There is no doubt that we are definitely in a very low point in the history of the sealing fishery, but it is a place, unfortunately, we have been before and rebounded. I will put this in perspective.
In 2005, after many years of building up this industry and growing it not only in terms of the product, but in the markets for the product itself, 349,000 animals were successfully harvested and marketed. The total value of this industry in 2005 was $70 million. We were not talking at that time about the European Union banning Canadian seal products. The European Union was coming to us to expand the trade in seal products. Protesters were few and far between on the ice floes. Quite frankly, this was an industry that was growing.
Today, in 2009, three short years later, the circumstances are extremely different. We will barely harvest and market 100,000 animals this year. The price of those animals has gone from a 2005 high of $106 per pelt to, in three short years, $10 a pelt. The value of the industry now is just about $2 million to $3 million, down from $70 million.
The industry now is contending with the European Union ban. The European Union was talking about expanding seal products three short years ago and now it is banning it outright. Celebrity protesters now outnumber sealers on the ice floes probably two to one. That is where the industry has gone. We have been here before, however.
In the mid-1980s, the government of that day, under Mr. Mulroney and several fisheries ministers, decided to ban the white coat hunt but did not put in place any mechanism to rebuild the industry. They left it to its own devices. The industry was on its back. Market prices were even lower than what they are today, about $5 a pelt.
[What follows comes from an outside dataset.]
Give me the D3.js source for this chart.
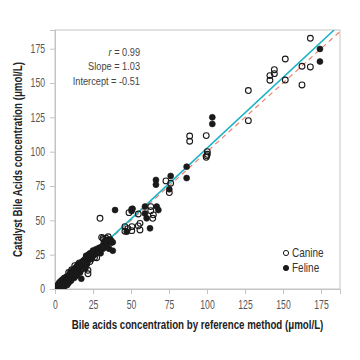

The value of the entire industry was about $1 million and the trade in these products was virtually non-existent.
What a change between the mid-1980s and 2005. How did we get back there again? How did we get back to being an industry in trouble? What we will find is that somebody did not do the work.
It is up to us as parliamentarians to continue to engage the government of the day. We will rebuild this industry. This is a natural, viable, fully sustainable, ecologically supported, ethical and humane industry.
At a time when the world is reaching out for natural food products, for natural products for clothing, for materials and for medicines, this is an industry whose time should be coming, not declining. However, we have this very punitive, very unwarranted ban by the European Union that is based and vested in false information. How do we combat that? We combat it through sincerity, through logic and through fact. We beat back the tides of those who suggest that this is an inhumane industry.
I will take note to the point that while the European Union had no trouble passing this particular motion and subsequent legislation, it put in exemptions for itself. All of those who support this ban or the concept should hear me clearly: they also support 35,000 grey seals being culled in Sweden, not for any commercial purpose, not for any purpose for humanity, not for any purpose other than to dump them at sea, because the European Union built into its platform, that it is all right to cull seals if it suits what it calls an ecological purpose.
People should hear this as well: whoever supports the motion, supports the Government of Canada conducting a cull of the seal herd. The minister herself, today on Tom Clark's program, alluded to the fact that a Canadian government instituted cull may very well be on the horizon. Quite frankly, that is not acceptable.
For a planet starving for protein, for a planet looking for natural food products sustainably harvested, humanely harvested and delivered to the world in a fashion used by the seal fishery, why conduct this ban?
We could get into a to and fro as to who could do what and who should do what, but the evidence does speak for itself. We had a very successful seal harvest that was embraced by the European Union up until 2006. It is now in decline. We as parliamentarians have a responsibility now to work together to make sure that this harvest continues for generations to come. My party, the Liberal Party of Canada, is absolutely committed to that point.